Marcelo Asteggiano

Personal information
- Full name: Marcelo José Fabián Asteggiano Bertolini
- Date of birth: August 4, 1965 (age 60)
- Place of birth: Rafaela, Argentina

Youth career
- Ben Hur

Senior career*
- Years: Team / Apps / (Gls)
- 1984–1989: Racing / 51 / (1)
- 1989–1990: Cruz Azul
- 1991: Huracán / 9 / (0)
- 1992: Peñarol
- 1993–1994: Universitario de Deportes
- 1995–1998: Sporting Cristal
- 1999–2000: Atlético de Rafaela / 15 / (0)
- 2000: Defensor Sporting
- 2000–2003: Ben Hur / 7 / (1)

Managerial career
- 2005: Sporting Cristal (assistant)
- 2007: Peru (assistant)
- –: César Vallejo
- 2018: Deportivo Coopsol
- 2018: 9 de Julio de Rafaela (youth)
- 2018–: Atlético de Rafaela (youth)

= Marcelo Asteggiano =

Argentine footballer (born 1965)

Marcelo Asteggiano (born 4 August 1965) is an Argentine former footballer, who played as a defender, and a coach.

==Career==
Born in Rafaela, Asteggiano began playing football in local side Club Sportivo Ben Hur's youth system. He made his professional debut in the Argentine Primera División with Racing Club de Avellaneda. After a few seasons with Racing, Asteggiano embarked on a journeyman period where he had brief spells with several clubs, including Cruz Azul and Peñarol. He made his name in Peru, winning the 1993 league title with Club Universitario de Deportes.

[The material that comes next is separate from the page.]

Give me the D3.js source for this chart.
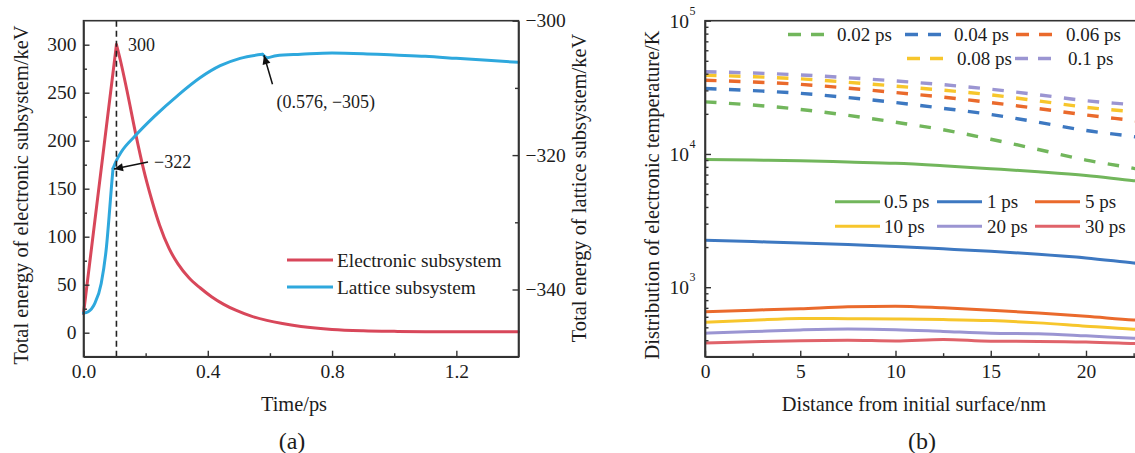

After he retired from playing, Asteggiano began a career as a football coach. He was an assistant to José del Solar at Sporting Cristal, as the club won the 2005 league title. He later would become assistant to del Solar when he managed the Peru national football team. Asteggiano was appointed manager of Club Deportivo Universidad César Vallejo and Deportivo Coopsol before returning to Argentina to manage youth sides of his hometown clubs.